For many women, it’s shocking to see that white male judges often regard rape (or other situations affecting women) as being minor issues. Those judges may easily imagine themselves being in the man’s situation (as the perpetrator), but have trouble taking the perspective of the victim. In other cases, it’s the other way around. As I try to point out in the book, you can’t just take somebody’s perspective and stay there. You have to sit with your own impression of the situation and see how you can make it fit together.
JS: You make a statement in the book that not only is impersonal impartiality impossible, it’s also undesirable. Why undesirable?
HM: If you could take a completely impartial, uninvolved view of people, which I argue is not possible, your lack of involvement would make you indifferent to the people involved and how their situation impacts them.
Sometimes philosophers will suggest that to be an impartial person, you need to be an unemotional person.
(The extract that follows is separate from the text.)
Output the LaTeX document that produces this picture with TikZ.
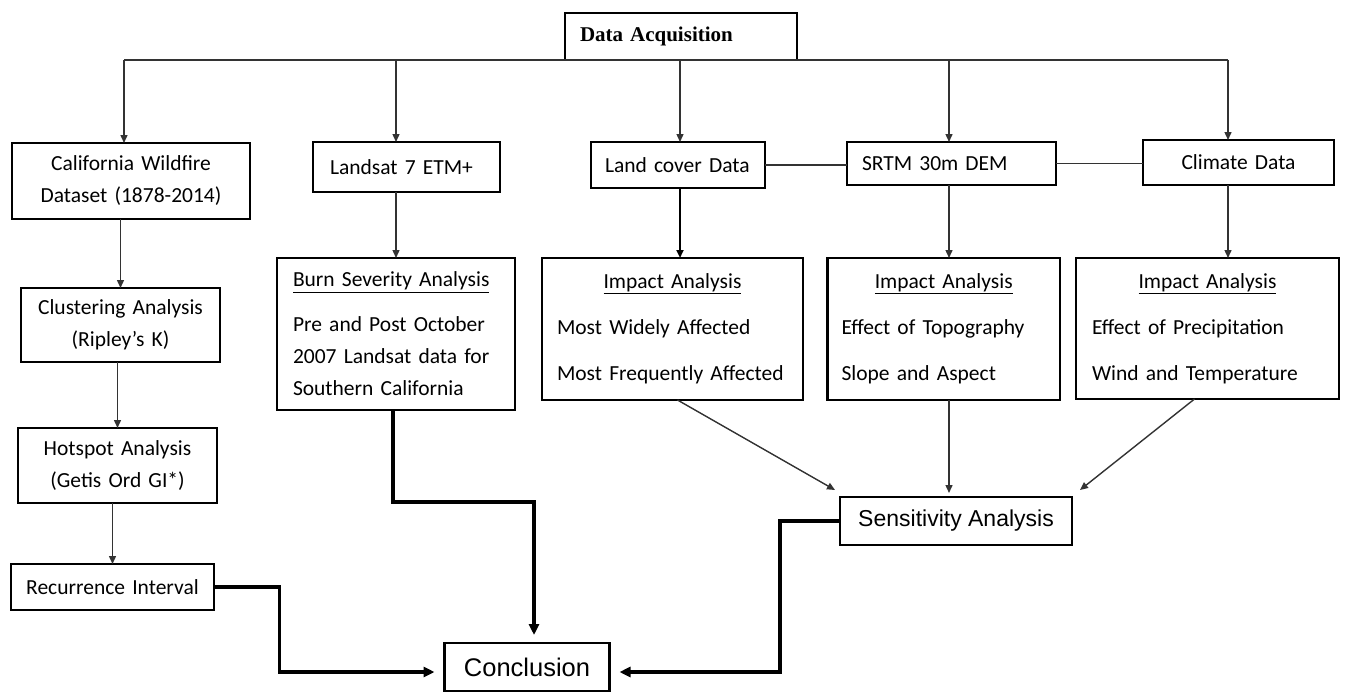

But that person would also be inhuman. An “objective universe” won’t get us closer to impartiality or justice. Neither the law or morality is about satisfying some impersonal demands of the universe; they are about how we can live well together as human beings. That takes a human perspective, which is always subjective.
One thing I hope my book will do is bring more debate into how empathy affects our social justice issues. A lot of people think empathy is wishy-washy. But we have a lot of research telling us how important it is to understanding other people. I see perspective taking as bringing more humanity into those processes, hopefully making people more aware of how particular their own view of the world is—and so confirm the necessity of creating a larger worldview. By doing that, we can not only improve justice, we can use empathy to become a better person, too.